▼▼▼

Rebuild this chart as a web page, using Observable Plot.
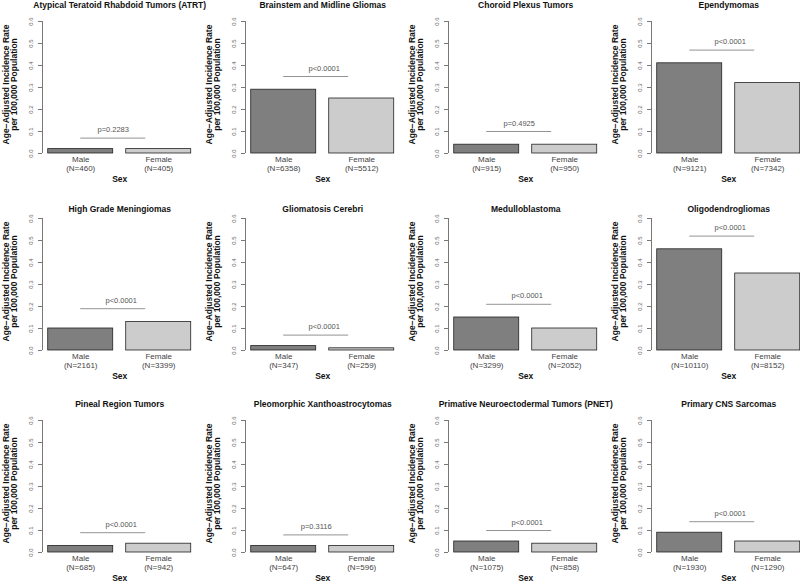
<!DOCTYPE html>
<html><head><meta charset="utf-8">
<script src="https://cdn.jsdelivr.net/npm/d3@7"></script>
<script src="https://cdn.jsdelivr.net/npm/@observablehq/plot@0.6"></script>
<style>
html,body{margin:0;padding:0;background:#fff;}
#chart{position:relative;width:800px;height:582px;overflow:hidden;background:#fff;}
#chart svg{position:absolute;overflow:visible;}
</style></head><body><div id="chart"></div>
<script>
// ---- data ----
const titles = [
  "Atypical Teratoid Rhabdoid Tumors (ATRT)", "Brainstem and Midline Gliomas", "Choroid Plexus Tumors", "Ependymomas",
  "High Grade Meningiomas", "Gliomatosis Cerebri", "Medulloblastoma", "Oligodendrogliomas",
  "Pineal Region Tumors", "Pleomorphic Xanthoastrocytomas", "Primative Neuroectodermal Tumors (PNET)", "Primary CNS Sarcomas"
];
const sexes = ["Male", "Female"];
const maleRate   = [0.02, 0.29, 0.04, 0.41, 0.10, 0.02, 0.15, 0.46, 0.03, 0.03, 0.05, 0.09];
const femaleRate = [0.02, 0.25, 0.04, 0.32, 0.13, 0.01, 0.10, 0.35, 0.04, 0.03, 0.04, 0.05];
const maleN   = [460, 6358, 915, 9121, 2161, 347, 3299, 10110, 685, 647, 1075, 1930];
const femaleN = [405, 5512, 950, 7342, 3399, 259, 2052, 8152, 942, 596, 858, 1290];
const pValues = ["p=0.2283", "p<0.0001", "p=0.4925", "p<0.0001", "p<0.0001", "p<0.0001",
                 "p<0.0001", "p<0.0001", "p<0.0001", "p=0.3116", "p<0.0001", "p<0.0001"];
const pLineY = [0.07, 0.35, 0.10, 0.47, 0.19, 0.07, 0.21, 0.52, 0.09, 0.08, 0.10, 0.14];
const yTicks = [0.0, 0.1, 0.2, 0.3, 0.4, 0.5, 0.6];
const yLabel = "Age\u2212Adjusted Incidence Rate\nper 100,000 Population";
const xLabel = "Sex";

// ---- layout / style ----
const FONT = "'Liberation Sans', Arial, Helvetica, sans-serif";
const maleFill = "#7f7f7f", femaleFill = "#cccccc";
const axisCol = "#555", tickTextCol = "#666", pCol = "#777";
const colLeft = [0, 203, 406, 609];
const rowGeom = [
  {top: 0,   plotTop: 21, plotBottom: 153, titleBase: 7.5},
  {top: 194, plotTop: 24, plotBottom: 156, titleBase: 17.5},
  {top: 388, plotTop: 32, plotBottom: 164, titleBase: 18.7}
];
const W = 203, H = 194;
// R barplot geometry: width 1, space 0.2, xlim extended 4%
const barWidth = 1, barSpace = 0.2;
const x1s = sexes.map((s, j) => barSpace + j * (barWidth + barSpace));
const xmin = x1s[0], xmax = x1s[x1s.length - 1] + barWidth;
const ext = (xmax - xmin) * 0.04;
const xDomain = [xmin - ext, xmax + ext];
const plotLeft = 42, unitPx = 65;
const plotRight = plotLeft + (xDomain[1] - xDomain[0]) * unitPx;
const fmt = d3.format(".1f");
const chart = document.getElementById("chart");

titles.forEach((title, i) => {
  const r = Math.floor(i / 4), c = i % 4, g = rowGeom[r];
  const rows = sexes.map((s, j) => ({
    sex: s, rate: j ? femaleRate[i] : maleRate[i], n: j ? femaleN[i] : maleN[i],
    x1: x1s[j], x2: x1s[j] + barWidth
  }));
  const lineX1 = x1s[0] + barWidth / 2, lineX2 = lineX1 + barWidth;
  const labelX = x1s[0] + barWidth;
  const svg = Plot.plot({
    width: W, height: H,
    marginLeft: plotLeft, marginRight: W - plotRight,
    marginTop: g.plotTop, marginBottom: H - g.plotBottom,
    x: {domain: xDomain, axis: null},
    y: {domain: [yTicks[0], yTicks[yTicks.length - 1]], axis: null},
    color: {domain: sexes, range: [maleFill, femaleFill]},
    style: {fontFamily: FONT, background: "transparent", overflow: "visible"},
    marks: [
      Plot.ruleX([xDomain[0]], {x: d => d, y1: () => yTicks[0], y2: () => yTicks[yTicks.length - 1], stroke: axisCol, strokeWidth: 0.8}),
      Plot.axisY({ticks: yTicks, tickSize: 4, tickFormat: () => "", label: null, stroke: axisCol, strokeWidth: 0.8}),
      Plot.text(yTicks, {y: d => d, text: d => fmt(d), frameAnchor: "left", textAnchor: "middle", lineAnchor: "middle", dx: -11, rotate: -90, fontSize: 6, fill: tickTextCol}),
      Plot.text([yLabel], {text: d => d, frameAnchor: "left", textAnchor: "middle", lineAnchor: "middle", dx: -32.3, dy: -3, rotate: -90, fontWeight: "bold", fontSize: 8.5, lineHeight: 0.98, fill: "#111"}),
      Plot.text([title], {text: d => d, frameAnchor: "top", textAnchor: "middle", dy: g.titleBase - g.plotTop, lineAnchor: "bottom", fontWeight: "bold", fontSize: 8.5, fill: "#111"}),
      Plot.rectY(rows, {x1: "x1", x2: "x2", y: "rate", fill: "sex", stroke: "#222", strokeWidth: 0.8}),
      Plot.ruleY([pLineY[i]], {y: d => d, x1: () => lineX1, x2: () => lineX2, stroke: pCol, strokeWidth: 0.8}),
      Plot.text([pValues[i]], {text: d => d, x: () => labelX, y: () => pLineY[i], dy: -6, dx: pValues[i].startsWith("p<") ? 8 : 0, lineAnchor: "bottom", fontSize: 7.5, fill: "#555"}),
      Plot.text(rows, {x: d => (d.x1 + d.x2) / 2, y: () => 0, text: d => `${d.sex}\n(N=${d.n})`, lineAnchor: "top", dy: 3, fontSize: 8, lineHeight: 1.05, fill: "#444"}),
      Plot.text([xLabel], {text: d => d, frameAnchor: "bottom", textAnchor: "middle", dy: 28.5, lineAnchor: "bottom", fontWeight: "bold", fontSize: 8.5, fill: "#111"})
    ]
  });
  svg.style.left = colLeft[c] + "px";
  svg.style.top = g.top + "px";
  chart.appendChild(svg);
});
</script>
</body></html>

▲▲▲
▼▼▼

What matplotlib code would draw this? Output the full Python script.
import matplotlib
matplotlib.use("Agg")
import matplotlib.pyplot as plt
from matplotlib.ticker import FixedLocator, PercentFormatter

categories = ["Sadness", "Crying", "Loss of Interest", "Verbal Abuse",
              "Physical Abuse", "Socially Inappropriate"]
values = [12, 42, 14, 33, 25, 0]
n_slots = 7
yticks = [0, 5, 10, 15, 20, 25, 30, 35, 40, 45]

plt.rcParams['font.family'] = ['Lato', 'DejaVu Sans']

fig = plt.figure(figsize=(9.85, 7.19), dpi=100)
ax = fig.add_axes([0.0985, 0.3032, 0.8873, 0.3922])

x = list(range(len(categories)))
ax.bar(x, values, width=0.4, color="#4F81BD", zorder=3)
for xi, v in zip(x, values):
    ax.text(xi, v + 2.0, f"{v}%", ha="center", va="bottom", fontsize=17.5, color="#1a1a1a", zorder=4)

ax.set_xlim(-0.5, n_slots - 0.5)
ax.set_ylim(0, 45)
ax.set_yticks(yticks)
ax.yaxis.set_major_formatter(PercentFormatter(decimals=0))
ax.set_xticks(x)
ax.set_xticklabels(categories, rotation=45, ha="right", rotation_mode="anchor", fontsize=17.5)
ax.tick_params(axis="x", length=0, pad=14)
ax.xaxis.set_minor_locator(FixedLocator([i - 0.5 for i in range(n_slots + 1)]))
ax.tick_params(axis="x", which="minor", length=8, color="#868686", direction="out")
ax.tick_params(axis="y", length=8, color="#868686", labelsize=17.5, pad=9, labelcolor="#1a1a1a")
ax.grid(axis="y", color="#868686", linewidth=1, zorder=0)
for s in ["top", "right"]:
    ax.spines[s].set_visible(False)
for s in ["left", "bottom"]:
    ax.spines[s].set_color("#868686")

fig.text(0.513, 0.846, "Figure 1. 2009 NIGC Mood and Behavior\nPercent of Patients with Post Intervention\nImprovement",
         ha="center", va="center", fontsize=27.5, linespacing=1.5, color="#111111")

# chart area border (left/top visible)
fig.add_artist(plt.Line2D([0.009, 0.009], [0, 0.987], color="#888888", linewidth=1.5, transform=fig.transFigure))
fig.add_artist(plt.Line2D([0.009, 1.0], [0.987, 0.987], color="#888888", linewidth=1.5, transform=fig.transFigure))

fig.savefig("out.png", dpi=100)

▲▲▲
▼▼▼

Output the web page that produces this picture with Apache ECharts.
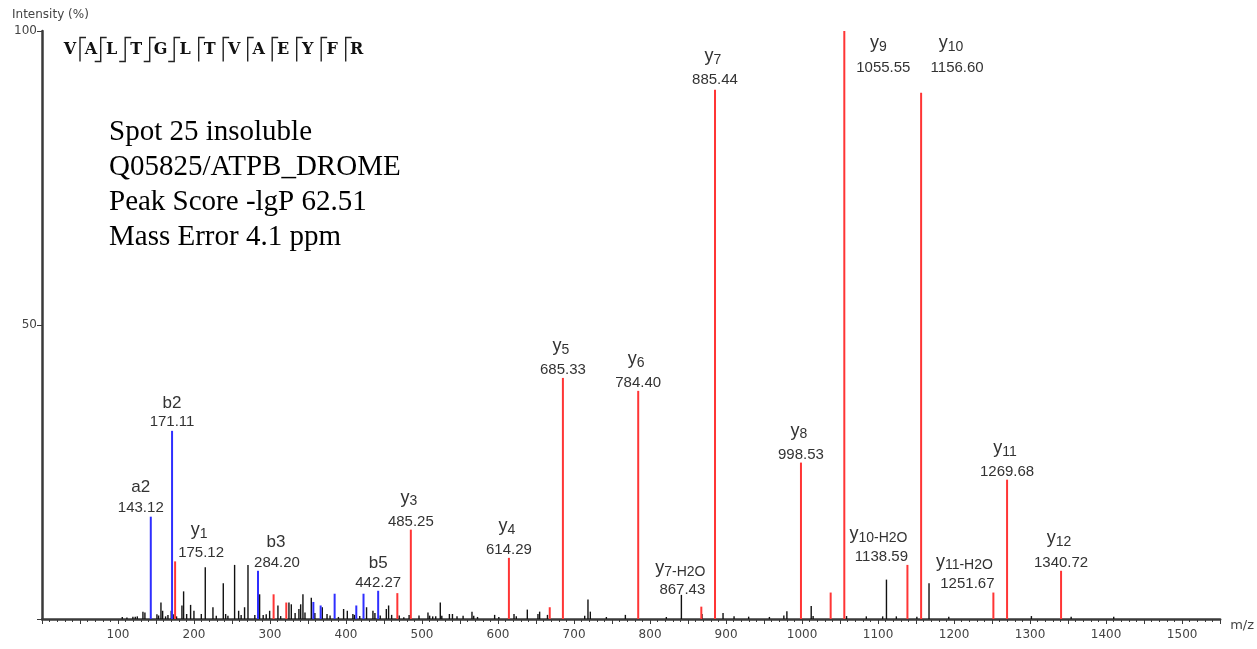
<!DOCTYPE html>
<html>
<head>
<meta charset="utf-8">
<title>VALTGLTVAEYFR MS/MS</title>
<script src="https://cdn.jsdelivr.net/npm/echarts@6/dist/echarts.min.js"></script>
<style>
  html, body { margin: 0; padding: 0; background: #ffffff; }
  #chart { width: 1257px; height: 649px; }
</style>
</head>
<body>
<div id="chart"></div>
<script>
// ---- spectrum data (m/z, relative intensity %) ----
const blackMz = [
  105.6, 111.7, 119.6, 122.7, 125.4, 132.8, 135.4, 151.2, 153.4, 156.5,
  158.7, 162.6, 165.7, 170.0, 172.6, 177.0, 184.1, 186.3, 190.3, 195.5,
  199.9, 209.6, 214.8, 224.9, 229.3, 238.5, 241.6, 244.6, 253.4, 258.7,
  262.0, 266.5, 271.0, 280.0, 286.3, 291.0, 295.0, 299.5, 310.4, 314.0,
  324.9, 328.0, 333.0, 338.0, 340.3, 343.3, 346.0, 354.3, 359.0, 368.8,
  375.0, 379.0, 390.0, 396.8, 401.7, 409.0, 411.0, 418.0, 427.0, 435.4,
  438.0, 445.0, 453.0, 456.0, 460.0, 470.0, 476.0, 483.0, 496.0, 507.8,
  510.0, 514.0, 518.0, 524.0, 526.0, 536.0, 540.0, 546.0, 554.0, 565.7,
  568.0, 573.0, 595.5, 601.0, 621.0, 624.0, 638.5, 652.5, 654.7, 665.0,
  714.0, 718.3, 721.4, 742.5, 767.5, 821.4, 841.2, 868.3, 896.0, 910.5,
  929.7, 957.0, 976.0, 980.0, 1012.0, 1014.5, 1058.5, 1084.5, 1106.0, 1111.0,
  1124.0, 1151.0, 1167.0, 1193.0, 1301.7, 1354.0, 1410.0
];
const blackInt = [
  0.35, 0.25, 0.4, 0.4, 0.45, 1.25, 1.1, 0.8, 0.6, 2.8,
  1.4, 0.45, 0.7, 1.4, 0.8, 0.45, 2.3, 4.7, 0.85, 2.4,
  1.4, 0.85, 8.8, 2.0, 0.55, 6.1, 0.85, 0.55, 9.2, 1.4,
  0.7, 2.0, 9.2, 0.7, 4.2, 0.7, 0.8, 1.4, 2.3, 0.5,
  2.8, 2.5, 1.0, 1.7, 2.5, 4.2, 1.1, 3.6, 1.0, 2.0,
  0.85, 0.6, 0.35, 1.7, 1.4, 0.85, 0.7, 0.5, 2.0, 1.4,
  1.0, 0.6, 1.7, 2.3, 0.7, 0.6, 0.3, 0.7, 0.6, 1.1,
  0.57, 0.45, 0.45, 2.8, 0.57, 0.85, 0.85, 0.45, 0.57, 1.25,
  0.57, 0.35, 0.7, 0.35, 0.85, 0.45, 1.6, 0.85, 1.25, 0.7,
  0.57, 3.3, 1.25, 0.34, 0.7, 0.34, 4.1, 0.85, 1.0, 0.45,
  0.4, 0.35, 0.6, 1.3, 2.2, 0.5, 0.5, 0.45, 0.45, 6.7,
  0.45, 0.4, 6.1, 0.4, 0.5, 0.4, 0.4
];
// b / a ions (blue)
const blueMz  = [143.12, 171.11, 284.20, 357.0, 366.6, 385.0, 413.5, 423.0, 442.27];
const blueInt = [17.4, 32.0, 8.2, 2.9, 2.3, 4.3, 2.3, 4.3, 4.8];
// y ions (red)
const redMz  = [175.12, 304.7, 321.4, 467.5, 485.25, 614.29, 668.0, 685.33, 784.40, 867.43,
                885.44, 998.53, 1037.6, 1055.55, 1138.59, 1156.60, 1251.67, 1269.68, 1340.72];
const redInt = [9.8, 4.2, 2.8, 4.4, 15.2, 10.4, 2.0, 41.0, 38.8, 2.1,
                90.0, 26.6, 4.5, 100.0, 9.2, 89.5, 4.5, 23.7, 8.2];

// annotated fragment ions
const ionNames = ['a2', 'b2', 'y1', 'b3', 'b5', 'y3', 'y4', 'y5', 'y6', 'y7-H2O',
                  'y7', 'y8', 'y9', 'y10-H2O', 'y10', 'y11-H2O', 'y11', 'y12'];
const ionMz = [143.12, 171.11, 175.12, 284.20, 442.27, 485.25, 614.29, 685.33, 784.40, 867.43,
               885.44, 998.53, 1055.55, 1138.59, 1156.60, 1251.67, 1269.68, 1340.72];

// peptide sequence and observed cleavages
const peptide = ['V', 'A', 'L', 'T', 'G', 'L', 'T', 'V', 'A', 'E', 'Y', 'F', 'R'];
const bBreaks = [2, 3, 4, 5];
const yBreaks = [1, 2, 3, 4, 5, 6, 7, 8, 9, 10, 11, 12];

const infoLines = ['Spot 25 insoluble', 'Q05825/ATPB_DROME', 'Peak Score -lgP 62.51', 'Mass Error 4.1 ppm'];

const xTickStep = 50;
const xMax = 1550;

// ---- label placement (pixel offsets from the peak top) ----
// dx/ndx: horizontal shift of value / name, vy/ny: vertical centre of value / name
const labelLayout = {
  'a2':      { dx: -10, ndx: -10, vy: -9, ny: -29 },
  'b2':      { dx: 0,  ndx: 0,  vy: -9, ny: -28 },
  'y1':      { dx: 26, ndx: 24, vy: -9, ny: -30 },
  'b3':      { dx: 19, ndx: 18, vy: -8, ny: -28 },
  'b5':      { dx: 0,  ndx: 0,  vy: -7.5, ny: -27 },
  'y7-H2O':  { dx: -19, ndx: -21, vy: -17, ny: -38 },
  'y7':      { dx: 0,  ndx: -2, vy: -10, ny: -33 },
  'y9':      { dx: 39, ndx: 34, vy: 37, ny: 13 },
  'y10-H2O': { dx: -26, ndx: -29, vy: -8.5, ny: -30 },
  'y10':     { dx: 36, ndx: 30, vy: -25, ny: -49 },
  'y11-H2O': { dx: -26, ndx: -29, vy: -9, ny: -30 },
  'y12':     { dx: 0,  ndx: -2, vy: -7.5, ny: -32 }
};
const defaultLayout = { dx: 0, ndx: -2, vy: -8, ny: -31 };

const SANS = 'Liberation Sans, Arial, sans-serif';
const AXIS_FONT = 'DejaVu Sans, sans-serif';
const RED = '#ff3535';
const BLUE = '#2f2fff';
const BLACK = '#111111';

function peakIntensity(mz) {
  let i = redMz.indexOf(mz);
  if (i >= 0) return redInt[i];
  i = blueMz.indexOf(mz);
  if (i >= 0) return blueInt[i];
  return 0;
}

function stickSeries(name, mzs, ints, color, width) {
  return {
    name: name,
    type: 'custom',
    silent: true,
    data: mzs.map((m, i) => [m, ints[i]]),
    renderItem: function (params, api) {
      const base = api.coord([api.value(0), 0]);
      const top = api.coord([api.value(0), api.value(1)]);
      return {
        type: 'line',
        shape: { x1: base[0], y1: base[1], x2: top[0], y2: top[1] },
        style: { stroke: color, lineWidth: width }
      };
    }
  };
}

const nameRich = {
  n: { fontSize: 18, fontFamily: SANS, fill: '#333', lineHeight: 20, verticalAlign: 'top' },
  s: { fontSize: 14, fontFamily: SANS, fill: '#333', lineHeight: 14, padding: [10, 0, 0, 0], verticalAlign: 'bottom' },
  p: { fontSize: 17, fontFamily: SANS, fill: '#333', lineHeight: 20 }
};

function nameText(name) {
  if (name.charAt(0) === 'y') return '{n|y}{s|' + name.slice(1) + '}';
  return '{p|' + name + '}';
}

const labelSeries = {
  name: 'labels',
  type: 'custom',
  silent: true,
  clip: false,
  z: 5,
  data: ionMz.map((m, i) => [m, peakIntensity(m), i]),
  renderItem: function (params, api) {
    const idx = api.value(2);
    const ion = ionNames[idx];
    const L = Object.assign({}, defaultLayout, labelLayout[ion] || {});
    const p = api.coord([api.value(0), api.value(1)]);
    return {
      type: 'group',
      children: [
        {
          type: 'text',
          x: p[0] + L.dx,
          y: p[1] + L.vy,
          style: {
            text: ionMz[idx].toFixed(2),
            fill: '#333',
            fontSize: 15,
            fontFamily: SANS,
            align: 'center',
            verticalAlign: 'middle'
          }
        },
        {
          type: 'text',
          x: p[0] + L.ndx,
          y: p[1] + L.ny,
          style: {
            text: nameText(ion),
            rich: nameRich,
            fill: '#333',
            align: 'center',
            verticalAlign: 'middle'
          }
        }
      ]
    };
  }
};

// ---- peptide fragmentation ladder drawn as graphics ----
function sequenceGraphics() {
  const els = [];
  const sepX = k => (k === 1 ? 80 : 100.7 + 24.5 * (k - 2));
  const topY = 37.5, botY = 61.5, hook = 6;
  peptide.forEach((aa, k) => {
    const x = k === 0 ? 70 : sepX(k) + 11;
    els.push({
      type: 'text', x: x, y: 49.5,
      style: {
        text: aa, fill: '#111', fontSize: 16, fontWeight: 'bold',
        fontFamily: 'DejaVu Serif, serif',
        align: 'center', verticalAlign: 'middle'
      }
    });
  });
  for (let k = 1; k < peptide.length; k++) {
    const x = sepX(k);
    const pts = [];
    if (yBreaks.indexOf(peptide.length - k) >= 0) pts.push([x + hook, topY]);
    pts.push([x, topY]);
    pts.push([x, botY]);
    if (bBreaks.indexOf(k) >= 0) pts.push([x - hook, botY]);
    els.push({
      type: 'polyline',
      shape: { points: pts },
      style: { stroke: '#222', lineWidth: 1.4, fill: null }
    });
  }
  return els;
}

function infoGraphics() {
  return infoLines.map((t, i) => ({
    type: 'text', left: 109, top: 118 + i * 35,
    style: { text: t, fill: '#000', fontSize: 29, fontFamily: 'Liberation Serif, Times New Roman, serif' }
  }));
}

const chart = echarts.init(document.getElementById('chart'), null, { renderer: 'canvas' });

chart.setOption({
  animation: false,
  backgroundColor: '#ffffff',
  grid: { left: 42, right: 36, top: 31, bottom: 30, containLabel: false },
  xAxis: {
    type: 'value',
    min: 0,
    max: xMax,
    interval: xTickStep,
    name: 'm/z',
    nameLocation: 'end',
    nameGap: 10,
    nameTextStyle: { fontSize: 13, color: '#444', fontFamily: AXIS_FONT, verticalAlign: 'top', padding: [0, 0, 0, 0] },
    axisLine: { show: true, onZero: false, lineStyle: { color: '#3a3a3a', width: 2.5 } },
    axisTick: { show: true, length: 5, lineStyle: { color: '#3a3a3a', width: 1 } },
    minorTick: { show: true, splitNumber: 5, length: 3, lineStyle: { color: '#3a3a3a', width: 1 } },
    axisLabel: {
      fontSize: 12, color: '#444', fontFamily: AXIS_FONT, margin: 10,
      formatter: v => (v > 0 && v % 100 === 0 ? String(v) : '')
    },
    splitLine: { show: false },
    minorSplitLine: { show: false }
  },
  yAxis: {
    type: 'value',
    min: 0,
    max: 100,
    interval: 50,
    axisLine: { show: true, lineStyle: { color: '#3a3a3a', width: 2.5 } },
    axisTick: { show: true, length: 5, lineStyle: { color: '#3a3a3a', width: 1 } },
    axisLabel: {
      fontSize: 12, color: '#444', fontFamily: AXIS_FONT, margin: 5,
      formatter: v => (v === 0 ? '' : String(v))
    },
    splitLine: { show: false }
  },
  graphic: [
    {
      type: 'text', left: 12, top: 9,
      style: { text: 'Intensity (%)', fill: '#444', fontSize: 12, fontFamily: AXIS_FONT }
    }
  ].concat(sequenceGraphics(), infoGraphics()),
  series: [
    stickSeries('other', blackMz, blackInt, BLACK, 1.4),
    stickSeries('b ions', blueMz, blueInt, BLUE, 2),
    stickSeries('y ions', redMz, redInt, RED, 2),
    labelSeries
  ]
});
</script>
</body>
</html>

▲▲▲

- PROMPT -
Tally up the lines in the records containing the word "this", then give the count and nothing else.

- FINAL ANSWER -
3